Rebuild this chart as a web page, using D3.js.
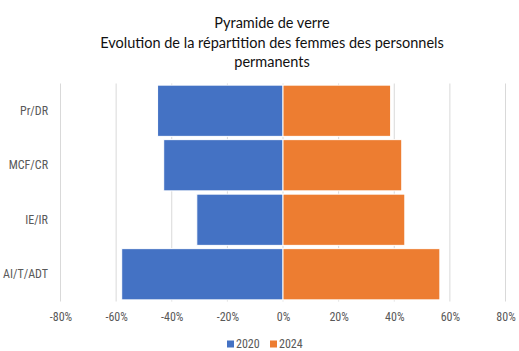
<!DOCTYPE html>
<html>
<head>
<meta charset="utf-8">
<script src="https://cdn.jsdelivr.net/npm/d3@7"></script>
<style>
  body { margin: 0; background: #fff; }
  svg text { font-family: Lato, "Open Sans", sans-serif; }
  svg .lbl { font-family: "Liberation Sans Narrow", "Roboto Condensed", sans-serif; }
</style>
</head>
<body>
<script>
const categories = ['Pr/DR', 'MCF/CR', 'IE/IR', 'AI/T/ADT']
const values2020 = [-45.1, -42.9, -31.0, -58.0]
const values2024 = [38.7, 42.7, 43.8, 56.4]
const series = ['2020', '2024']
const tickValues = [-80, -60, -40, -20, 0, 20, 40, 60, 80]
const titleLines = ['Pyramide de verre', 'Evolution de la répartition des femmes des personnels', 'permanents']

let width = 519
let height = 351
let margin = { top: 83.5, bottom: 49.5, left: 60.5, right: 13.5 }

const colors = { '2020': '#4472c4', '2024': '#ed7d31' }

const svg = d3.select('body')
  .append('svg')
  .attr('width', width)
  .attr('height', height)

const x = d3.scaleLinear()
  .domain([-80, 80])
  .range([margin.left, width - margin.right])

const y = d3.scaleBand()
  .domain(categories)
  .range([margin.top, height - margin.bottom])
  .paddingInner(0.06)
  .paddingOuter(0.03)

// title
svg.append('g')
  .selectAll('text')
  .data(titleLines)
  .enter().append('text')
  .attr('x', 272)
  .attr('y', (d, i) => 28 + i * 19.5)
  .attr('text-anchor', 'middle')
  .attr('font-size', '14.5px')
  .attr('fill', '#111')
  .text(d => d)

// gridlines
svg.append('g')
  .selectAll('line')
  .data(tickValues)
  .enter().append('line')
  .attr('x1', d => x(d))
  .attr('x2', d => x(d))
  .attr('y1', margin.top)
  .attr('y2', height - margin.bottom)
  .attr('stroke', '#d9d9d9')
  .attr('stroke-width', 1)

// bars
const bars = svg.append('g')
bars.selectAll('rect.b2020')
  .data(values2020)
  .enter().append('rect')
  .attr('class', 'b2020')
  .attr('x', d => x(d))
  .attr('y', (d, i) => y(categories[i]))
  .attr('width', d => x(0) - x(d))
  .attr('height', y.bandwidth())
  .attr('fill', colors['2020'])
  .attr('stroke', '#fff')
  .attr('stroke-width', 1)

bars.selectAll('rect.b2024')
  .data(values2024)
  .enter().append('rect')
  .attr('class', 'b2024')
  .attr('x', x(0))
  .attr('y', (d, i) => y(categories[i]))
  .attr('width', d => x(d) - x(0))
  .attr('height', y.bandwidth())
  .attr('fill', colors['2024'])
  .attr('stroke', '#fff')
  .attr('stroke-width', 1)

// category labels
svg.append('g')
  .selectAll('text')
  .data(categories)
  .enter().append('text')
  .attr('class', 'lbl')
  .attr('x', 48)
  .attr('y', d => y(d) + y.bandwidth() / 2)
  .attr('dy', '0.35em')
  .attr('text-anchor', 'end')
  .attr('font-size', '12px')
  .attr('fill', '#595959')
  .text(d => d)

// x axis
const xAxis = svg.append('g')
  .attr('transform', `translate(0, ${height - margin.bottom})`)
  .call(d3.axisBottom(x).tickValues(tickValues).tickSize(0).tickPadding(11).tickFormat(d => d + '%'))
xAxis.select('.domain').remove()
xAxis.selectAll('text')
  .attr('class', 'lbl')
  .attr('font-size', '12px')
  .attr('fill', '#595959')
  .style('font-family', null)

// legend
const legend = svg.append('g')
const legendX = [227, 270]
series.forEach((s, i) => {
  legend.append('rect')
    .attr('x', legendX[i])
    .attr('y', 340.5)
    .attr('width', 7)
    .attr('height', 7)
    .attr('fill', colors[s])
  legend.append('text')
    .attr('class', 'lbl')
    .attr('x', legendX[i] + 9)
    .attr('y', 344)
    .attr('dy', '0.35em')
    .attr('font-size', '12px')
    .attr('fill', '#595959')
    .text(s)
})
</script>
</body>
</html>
· · · · · · ·
**Your instructions:** Print the listing above in full, exactly as written. Omit any pictures.

**Expected answer:**
Rebuild this chart as a web page, using D3.js.
<!DOCTYPE html>
<html>
<head>
<meta charset="utf-8">
<script src="https://cdn.jsdelivr.net/npm/d3@7"></script>
<style>
  body { margin: 0; background: #fff; }
  svg text { font-family: Lato, "Open Sans", sans-serif; }
  svg .lbl { font-family: "Liberation Sans Narrow", "Roboto Condensed", sans-serif; }
</style>
</head>
<body>
<script>
const categories = ['Pr/DR', 'MCF/CR', 'IE/IR', 'AI/T/ADT']
const values2020 = [-45.1, -42.9, -31.0, -58.0]
const values2024 = [38.7, 42.7, 43.8, 56.4]
const series = ['2020', '2024']
const tickValues = [-80, -60, -40, -20, 0, 20, 40, 60, 80]
const titleLines = ['Pyramide de verre', 'Evolution de la répartition des femmes des personnels', 'permanents']

let width = 519
let height = 351
let margin = { top: 83.5, bottom: 49.5, left: 60.5, right: 13.5 }

const colors = { '2020': '#4472c4', '2024': '#ed7d31' }

const svg = d3.select('body')
  .append('svg')
  .attr('width', width)
  .attr('height', height)

const x = d3.scaleLinear()
  .domain([-80, 80])
  .range([margin.left, width - margin.right])

const y = d3.scaleBand()
  .domain(categories)
  .range([margin.top, height - margin.bottom])
  .paddingInner(0.06)
  .paddingOuter(0.03)

// title
svg.append('g')
  .selectAll('text')
  .data(titleLines)
  .enter().append('text')
  .attr('x', 272)
  .attr('y', (d, i) => 28 + i * 19.5)
  .attr('text-anchor', 'middle')
  .attr('font-size', '14.5px')
  .attr('fill', '#111')
  .text(d => d)

// gridlines
svg.append('g')
  .selectAll('line')
  .data(tickValues)
  .enter().append('line')
  .attr('x1', d => x(d))
  .attr('x2', d => x(d))
  .attr('y1', margin.top)
  .attr('y2', height - margin.bottom)
  .attr('stroke', '#d9d9d9')
  .attr('stroke-width', 1)

// bars
const bars = svg.append('g')
bars.selectAll('rect.b2020')
  .data(values2020)
  .enter().append('rect')
  .attr('class', 'b2020')
  .attr('x', d => x(d))
  .attr('y', (d, i) => y(categories[i]))
  .attr('width', d => x(0) - x(d))
  .attr('height', y.bandwidth())
  .attr('fill', colors['2020'])
  .attr('stroke', '#fff')
  .attr('stroke-width', 1)

bars.selectAll('rect.b2024')
  .data(values2024)
  .enter().append('rect')
  .attr('class', 'b2024')
  .attr('x', x(0))
  .attr('y', (d, i) => y(categories[i]))
  .attr('width', d => x(d) - x(0))
  .attr('height', y.bandwidth())
  .attr('fill', colors['2024'])
  .attr('stroke', '#fff')
  .attr('stroke-width', 1)

// category labels
svg.append('g')
  .selectAll('text')
  .data(categories)
  .enter().append('text')
  .attr('class', 'lbl')
  .attr('x', 48)
  .attr('y', d => y(d) + y.bandwidth() / 2)
  .attr('dy', '0.35em')
  .attr('text-anchor', 'end')
  .attr('font-size', '12px')
  .attr('fill', '#595959')
  .text(d => d)

// x axis
const xAxis = svg.append('g')
  .attr('transform', `translate(0, ${height - margin.bottom})`)
  .call(d3.axisBottom(x).tickValues(tickValues).tickSize(0).tickPadding(11).tickFormat(d => d + '%'))
xAxis.select('.domain').remove()
xAxis.selectAll('text')
  .attr('class', 'lbl')
  .attr('font-size', '12px')
  .attr('fill', '#595959')
  .style('font-family', null)

// legend
const legend = svg.append('g')
const legendX = [227, 270]
series.forEach((s, i) => {
  legend.append('rect')
    .attr('x', legendX[i])
    .attr('y', 340.5)
    .attr('width', 7)
    .attr('height', 7)
    .attr('fill', colors[s])
  legend.append('text')
    .attr('class', 'lbl')
    .attr('x', legendX[i] + 9)
    .attr('y', 344)
    .attr('dy', '0.35em')
    .attr('font-size', '12px')
    .attr('fill', '#595959')
    .text(s)
})
</script>
</body>
</html>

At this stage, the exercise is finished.